Words always hurts people rite? cant figure out, humans. Everyone haf their own personality, A great saying " Man are hard to please while god is nvr " God nvr fails us while man do. Suddenly this words really hit me. I could say all this, but im not doing it? bullshit i could say abt myself. I Believe in - If u can say it out, means u can do it too. But i seems to fail in it, so wat for i go ahead and comment on ppl? While some ppl i commented really deserve it! coz i can do it, y cant they, they juz bullshit abt it and feel like the world is gonna end.
Too much things had happen during 2007, whatever i could really recall seems like blank. Maybe i dun really like to remember things eh. What i could recall are i had graduate, start working hard and what else? Friends and dear. If i really gonna thanks god or who ever u all believe in. I could only say two things. Friends and my dear. They seems to be the pillar of my life. Or could i say, i really depend on them lots and lots, although sometimes i might not really admit it. hehe, no choice..
I feel that this entry is gonna be dam long coz i too long nvr update.
I adding on: feeling that i express beta when i write then i tok. Expression it might be, ha! who cares, i always had problems with toking than writing my feelings! Maybe feelings, thoughts, i really cant speak out. i could only think think and lastly, think! i feel that i seems to be like hiding my feelings for "this year" - [2007]
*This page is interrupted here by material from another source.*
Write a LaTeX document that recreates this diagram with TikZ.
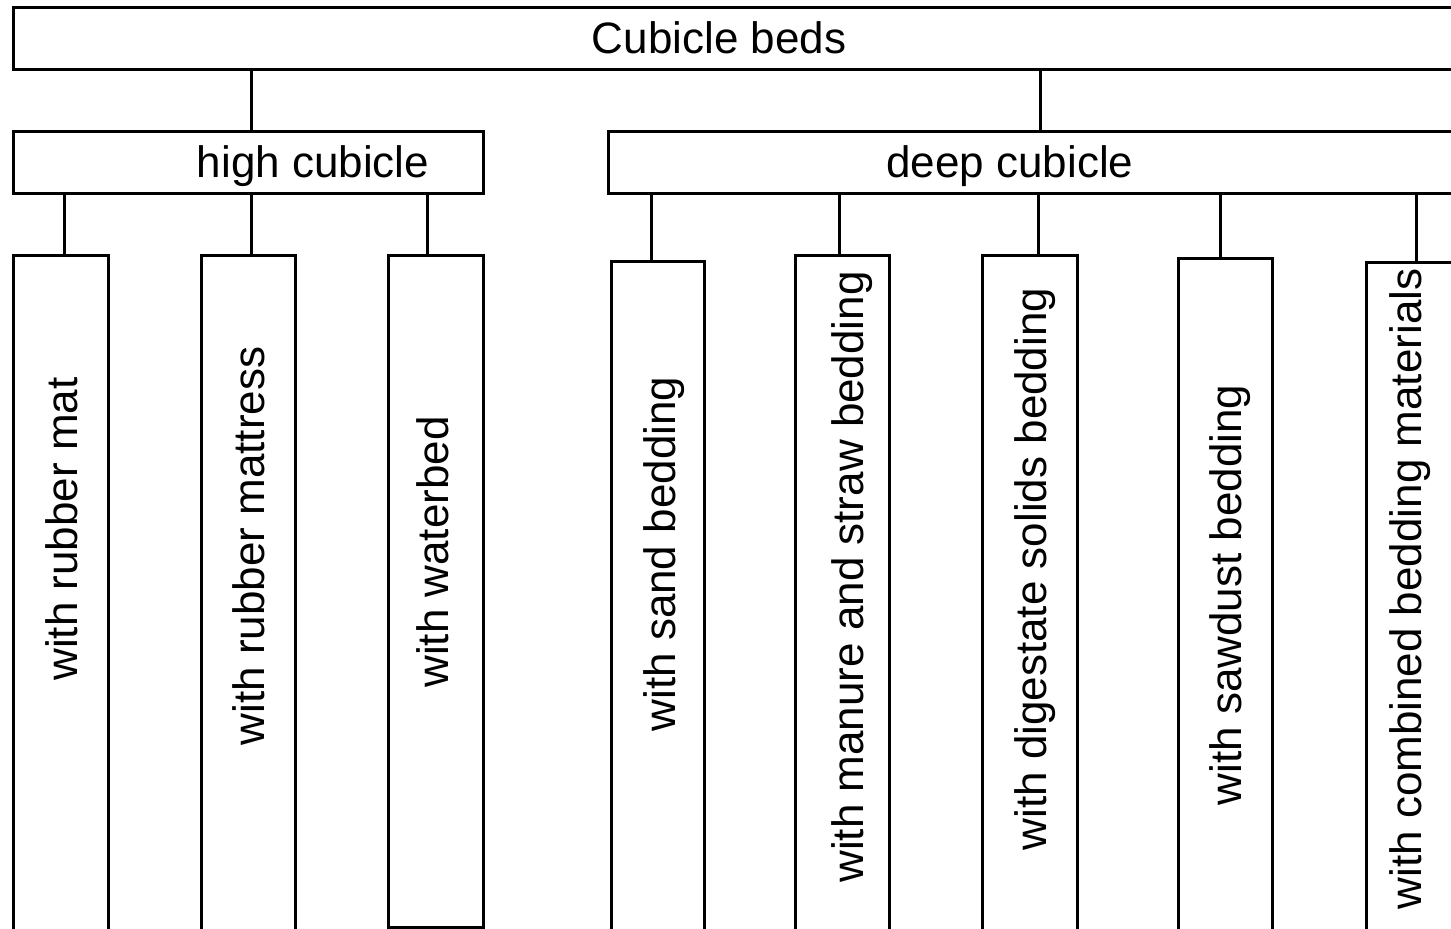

Happy - Slacking - Lamey are those words to describe me rite? might as well be. i figure out that if i chosen to be sad to get over days, it might be too hard on me rite? Might as well get happy. At least ppl might be happy around with u.
Too much things had happened yet i chosen not to remember them, ask me y? i oso dunno. Maybe if i think too much, i might be dead from thinking them and cry over spilled milk, hahaha.. things in life nvr too smooth, when smooth time, should really appreciate it while tough times, learn - be more strong even though u feel like dying.
I always enjoyed questioning myself, how tough im? I found out that, surface is always surface, no matter how tough u acted, everyone might see that you are tough. But to yourself, u know it.
Happiness do come to my life in 2007, i could admit it, although sadness do try to knock me down.
Can you believe it? PATRICIA writing all this things!! omggggggggg~ her mind must be got problem, so different de... LOL!!!